According to Ota, Aso said: "I share the view with you that 
companies are in a severe situation. So, we are now working on a 
package of economic measures to meet the emergency." 
 
Although the two ruling coalition leaders appear to have 
demonstrated their cooperation, many New Komeito lawmakers have 
become increasingly alarmed, with one member saying: "The New 
Komeito could go down together with the Aso cabinet and the LDP, if 
we do nothing." Another member said: "We have no intention at 
present to leave the Aso administration, and there is no candidate 
in the LDP to succeed Aso." 
 
Since the New Komeito has placed priority on next summer's Tokyo 
Metropolitan assembly election, the party wants to have the interval 
period between the next Lower House election and the Tokyo assembly 
election be as long as possible. However, one senior party member 
said: 
 
 
TOKYO 00003361  013 OF 013 
 
 
"Under the present public support ratings for the Aso cabinet, it is 
difficult for the prime minister to decide on his own when to 
dissolve the Lower House.

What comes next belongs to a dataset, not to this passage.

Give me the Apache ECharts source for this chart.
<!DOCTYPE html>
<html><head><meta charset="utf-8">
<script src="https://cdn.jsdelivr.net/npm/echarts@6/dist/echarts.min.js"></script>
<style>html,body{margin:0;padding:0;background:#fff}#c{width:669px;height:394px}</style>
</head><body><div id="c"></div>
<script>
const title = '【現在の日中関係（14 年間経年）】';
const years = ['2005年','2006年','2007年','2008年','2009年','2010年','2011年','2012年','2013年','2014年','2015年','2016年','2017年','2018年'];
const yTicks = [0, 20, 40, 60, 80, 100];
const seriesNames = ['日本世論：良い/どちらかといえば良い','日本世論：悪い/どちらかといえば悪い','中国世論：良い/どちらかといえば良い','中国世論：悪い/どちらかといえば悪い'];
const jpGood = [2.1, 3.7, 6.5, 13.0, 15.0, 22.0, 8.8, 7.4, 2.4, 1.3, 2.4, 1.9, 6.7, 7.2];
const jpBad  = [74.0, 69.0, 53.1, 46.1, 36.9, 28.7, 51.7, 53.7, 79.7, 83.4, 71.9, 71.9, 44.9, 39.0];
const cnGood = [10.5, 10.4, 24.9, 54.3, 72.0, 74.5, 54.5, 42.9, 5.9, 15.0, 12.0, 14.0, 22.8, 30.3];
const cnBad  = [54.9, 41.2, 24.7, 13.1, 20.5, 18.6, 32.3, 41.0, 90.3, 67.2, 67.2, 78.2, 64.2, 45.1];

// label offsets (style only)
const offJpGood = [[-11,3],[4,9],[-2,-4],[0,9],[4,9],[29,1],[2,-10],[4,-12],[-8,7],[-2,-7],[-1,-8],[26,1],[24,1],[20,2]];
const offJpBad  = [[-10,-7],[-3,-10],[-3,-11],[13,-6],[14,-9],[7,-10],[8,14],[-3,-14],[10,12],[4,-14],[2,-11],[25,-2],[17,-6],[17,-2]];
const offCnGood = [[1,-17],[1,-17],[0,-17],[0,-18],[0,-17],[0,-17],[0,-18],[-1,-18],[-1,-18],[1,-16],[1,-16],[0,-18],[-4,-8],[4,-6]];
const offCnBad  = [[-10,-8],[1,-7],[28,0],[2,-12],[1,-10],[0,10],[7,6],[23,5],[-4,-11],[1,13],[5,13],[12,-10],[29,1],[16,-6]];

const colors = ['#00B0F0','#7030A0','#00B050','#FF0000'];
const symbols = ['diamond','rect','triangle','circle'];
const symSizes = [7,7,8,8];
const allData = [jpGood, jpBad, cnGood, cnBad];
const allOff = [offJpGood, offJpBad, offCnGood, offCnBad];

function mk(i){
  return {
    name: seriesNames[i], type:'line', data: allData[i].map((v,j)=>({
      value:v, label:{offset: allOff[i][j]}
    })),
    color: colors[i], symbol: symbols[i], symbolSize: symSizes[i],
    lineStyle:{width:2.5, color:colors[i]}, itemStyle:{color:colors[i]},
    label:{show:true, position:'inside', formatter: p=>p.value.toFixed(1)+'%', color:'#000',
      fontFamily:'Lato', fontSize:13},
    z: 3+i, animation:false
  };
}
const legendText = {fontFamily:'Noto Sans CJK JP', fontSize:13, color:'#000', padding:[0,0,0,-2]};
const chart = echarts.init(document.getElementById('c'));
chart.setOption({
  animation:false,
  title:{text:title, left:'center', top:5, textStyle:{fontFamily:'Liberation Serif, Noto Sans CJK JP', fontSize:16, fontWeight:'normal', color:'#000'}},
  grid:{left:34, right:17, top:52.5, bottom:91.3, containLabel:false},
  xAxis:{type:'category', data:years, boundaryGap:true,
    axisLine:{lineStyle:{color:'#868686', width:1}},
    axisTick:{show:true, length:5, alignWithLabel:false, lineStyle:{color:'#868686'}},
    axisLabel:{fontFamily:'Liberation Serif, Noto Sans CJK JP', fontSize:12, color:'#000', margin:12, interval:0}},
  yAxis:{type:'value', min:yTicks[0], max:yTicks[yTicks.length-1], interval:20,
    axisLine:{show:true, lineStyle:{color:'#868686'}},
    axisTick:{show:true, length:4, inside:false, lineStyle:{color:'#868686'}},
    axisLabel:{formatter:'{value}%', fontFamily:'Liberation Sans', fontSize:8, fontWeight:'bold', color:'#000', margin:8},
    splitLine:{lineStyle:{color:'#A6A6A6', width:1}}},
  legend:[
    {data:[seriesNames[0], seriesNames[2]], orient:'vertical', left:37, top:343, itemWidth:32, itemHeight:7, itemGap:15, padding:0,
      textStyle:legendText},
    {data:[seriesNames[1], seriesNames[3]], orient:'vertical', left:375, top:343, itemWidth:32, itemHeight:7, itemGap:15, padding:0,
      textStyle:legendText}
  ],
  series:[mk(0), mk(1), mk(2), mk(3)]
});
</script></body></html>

I wonder whether he may have to call a 
general election after being forced to dissolve the lower chamber; 
and as a result, the dates for the snap election and the Tokyo 
assembly race could be close." 
 
18) Japanese proposal not included in COP14 working group's draft 
report 
 
MAINICHI (Page 2) (Full) 
December 11, 2008 
 
A draft report compiled by a working group established under the 
Kyoto Protocol was revealed on December 10 at the 14th session of 
the Conference of the Parties to the Climate Change Convention 
(COP14). A sector-specific approach for industrialized countries to 
set nation-specific caps, which the Japanese government had insisted 
on, was not included in the draft. The wording "25 PERCENT -40 
PERCENT  reduction by 2020" has also been changed to more moderate 
wording. 
 
The sector-specific approach was included in the initial proposal. 
However, it was deleted along with other controversial proposals due 
to opposition from developing countries, which insisted that 
industrialized countries should set an ambitious goal.